Royal Pavilion & Museums holds a few items relating to the Athina B kindly donated by a number of people over the decades. The colour photographs in the slideshow above were taken by Peter Gumbrell. These appear to show the stricken ship being made more secure with a radio crew present and part of the salvage operation. Should anyone wish to suggest what is happening and the persons involved, we’d love to hear from you in the comments below.

For further material relating to the Athina B in Royal Pavilion & Museums’ collections, take a look at our Digital Media Bank and the website of The Keep archive. Further tales of the Athina B can be found on the My Brighton & Hove website, and film footage can be viewed via Screen Archive South East.

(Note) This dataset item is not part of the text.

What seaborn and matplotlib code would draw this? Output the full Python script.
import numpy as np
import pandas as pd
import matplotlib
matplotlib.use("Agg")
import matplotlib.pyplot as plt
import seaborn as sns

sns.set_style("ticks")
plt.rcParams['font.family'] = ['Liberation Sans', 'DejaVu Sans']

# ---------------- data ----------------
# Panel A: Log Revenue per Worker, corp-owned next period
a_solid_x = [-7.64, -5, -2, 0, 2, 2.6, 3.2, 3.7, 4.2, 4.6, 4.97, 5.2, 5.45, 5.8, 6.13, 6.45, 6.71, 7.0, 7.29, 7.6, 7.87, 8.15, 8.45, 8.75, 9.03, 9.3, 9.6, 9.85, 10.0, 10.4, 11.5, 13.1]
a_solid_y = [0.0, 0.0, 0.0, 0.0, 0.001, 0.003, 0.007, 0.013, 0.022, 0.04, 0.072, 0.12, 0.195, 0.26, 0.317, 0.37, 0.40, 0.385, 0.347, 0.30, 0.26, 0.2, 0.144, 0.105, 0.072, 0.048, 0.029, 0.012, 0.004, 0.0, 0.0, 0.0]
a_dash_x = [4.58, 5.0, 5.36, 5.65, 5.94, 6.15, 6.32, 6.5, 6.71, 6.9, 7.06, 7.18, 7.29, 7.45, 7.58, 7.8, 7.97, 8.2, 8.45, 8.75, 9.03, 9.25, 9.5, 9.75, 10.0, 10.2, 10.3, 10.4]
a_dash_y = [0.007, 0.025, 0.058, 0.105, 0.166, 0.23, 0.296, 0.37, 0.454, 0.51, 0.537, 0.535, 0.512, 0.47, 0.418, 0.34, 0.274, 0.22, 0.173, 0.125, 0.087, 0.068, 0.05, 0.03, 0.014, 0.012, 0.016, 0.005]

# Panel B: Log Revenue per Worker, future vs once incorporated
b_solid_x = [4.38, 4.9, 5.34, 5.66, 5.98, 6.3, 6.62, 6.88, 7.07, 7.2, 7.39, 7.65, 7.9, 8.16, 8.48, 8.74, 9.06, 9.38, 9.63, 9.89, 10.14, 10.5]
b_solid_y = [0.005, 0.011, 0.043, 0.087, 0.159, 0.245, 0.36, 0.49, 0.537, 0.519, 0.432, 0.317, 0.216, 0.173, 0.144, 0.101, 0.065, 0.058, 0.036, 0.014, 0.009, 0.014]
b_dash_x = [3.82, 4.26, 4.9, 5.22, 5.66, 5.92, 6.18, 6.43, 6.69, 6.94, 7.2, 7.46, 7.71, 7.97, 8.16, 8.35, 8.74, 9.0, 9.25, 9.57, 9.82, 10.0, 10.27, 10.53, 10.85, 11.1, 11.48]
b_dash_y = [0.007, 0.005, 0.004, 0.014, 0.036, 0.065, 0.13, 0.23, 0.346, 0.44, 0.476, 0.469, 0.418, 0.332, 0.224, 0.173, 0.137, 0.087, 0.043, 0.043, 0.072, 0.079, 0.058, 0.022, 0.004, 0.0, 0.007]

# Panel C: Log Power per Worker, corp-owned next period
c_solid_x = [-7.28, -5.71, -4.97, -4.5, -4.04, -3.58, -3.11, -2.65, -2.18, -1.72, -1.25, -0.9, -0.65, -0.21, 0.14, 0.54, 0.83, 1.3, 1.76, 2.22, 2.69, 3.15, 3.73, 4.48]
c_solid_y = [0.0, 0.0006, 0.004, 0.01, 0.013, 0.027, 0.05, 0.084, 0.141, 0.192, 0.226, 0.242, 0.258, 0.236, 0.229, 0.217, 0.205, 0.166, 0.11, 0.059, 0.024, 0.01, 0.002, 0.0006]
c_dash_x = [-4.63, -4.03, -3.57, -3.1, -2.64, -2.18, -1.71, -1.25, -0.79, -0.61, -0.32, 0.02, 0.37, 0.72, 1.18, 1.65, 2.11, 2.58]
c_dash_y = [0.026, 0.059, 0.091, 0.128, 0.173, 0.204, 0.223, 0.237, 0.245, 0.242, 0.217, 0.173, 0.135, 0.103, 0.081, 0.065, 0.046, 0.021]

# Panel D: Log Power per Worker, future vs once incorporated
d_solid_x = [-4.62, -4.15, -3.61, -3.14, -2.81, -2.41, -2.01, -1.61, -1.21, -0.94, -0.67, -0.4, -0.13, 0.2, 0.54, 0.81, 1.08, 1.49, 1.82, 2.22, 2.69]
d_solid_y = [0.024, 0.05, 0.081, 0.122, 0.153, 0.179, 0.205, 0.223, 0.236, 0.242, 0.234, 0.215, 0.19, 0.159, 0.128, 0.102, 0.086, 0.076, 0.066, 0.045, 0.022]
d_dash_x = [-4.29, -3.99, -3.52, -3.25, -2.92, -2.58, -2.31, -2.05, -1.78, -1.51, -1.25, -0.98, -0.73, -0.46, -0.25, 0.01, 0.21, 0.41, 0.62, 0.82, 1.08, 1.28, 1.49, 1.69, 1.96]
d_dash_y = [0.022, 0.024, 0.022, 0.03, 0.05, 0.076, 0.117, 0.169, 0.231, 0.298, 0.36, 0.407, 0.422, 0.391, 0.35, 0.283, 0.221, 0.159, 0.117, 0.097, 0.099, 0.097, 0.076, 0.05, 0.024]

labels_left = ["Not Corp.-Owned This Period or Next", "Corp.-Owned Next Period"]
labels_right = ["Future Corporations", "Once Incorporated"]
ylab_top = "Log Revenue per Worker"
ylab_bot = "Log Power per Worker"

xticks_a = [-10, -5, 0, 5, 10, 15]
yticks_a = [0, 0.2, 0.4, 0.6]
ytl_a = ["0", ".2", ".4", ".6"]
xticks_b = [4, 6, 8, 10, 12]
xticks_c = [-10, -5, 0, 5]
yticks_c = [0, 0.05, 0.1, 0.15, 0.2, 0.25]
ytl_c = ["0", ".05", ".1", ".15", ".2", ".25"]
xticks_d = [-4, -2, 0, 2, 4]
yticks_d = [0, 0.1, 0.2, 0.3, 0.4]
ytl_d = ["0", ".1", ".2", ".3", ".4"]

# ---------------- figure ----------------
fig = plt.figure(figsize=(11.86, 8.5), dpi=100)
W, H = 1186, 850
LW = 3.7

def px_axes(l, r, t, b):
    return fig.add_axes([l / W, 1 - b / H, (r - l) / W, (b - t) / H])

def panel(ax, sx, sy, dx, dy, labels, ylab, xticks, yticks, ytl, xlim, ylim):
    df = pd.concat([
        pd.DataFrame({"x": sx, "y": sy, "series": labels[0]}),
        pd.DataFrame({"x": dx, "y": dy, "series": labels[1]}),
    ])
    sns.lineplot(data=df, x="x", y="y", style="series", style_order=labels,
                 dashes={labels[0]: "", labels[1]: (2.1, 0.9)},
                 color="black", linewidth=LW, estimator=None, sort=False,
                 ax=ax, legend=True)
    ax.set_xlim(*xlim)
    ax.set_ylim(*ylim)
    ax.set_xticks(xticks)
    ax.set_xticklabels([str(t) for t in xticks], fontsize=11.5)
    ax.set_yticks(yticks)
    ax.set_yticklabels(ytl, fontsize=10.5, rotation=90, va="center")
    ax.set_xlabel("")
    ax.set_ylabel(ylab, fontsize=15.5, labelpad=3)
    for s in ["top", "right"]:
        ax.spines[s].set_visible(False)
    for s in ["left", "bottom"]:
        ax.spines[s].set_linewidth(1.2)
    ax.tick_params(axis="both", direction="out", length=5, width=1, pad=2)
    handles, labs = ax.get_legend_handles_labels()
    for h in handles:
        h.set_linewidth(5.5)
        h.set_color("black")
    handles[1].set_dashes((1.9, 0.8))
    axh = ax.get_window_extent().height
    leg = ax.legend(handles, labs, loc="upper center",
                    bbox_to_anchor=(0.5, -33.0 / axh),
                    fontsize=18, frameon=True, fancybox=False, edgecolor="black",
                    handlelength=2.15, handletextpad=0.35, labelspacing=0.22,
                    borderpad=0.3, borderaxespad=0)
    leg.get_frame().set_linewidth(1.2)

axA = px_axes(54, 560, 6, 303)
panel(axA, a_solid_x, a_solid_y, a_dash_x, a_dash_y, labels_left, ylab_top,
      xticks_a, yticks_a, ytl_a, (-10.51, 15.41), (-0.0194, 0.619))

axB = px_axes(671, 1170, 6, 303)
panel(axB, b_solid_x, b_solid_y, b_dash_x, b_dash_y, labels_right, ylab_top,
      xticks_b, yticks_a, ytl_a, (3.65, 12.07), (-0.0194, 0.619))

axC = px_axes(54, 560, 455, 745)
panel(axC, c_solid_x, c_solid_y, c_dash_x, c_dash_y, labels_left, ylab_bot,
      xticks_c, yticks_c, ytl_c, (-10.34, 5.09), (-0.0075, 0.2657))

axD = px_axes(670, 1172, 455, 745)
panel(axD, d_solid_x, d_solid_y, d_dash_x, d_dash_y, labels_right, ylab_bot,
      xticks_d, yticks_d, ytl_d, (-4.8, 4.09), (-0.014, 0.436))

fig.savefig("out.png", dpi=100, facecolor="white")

Dan Robertson – Curator of Local History & Archaeology

11 Responses

  1. Shan Lancaster

    I was there as the ship was towed away… A vast crowd turned up with sightseers from all over the country, there was a band – Salvation Army? – and it was really, really foggy. Within seconds of the ship reaching the water it vanished completely. The fog swallowed it up and all anyone saw of its departure on its final voyage was the rope disappearing into grey nothingness. But the crowd sang it goodbye anyway. Brilliant.

    • Dan Robertson

      Hello Shan!
      Thanks for your comment. It appears that the “foggier” images above probably date to the 17 February 1980 when the ship was re-floated by Eurosalve. The gentleman leading the operation and the focus of media attention was the company’s boss, Jim Rowland. The Evening Argus of 11 February 1980 features an article on him and the salvage operation which you contributed to!
      All the best,
      Dan Robertson – Curator of Local History & Archaeology

  2. Jim Breeds

    Very interesting. I have a set of photos (35mm slides) that I took from the beach a few days after she came ashore. I think I have already scanned these on my computer but for the moment I’m not sure where I have filed them. But if anyone at the museum is interested I can find them or re-scan them.

    • Dan Robertson

      Hello Jim!
      Thank you for your comment and kind offer of further images. I have emailed you separately regarding this.
      Best wishes,
      Dan Robertson – Curator of Local History & Archaeology

  3. Graham Carter

    This always has a special memory for my wife and I. We were out on a blind date on 2nd Feb 1980 and after a meal at Browns we went for a walk along the sea front. It was a clear night, the moon was shinning and it was all quite romantic. Lovely memories. We celebrate our meeting anniversary every year. 40 year meeting anniversary .

    • Dan Robertson

      Hello Graham!
      Thank you for your comment. How wonderful! Wishing you and your wife a happy anniversary for 2 February.
      All the best,
      Dan Robertson – Curator of Local History & Archaeology

  4. Avril Dean

    I remember going for a run along the beach the evening it grounded and wondering what had happened. Went down the next morning and there was a policeman with a megaphone shouting “off the beach ,” to anyone who ventured near.

  5. Janis Winkworth

    I was also watching the ship disappear into the fog. I’m sure the band was the Salvation Army. The whole experience was quite extraordinary and memorable.

  6. Leigh Hunter

    I just brought a beautiful painting of the Athena B it’s now on my bedroom wall it looks grand

  7. Andrew Sparsis

    I recently visited Jacks family in Cyprus, Jack opened a Fish & Chip shop in Portslade in 1981 named Athina B and testimony to the fame Athina B earned. Athina B was sailing under a Greek flag when she ran aground after being purchased from Japan where she was built in Hiroshima 1968. The Fish & Chip shop is still there but I wonder if any customers salting there chips know why it’s called Athina B

  8. Martin Downy

    I had moved to Brighton in 1979 and on the evening of 21st January 1980 was travelling down Ditchling Road from an evening class in Patcham when I saw a flare in the sky to the south. It was a very windy night and, thinking it might be a ship in trouble, drove down to the sea front. When I got to Madeira Drive you could just make out the shape of a ship just offshore and that was the Athina B just before it grounded. There was hardly anyone around and just a solitary police car. This must have been about eleven thirty. The next day the story was all over the media.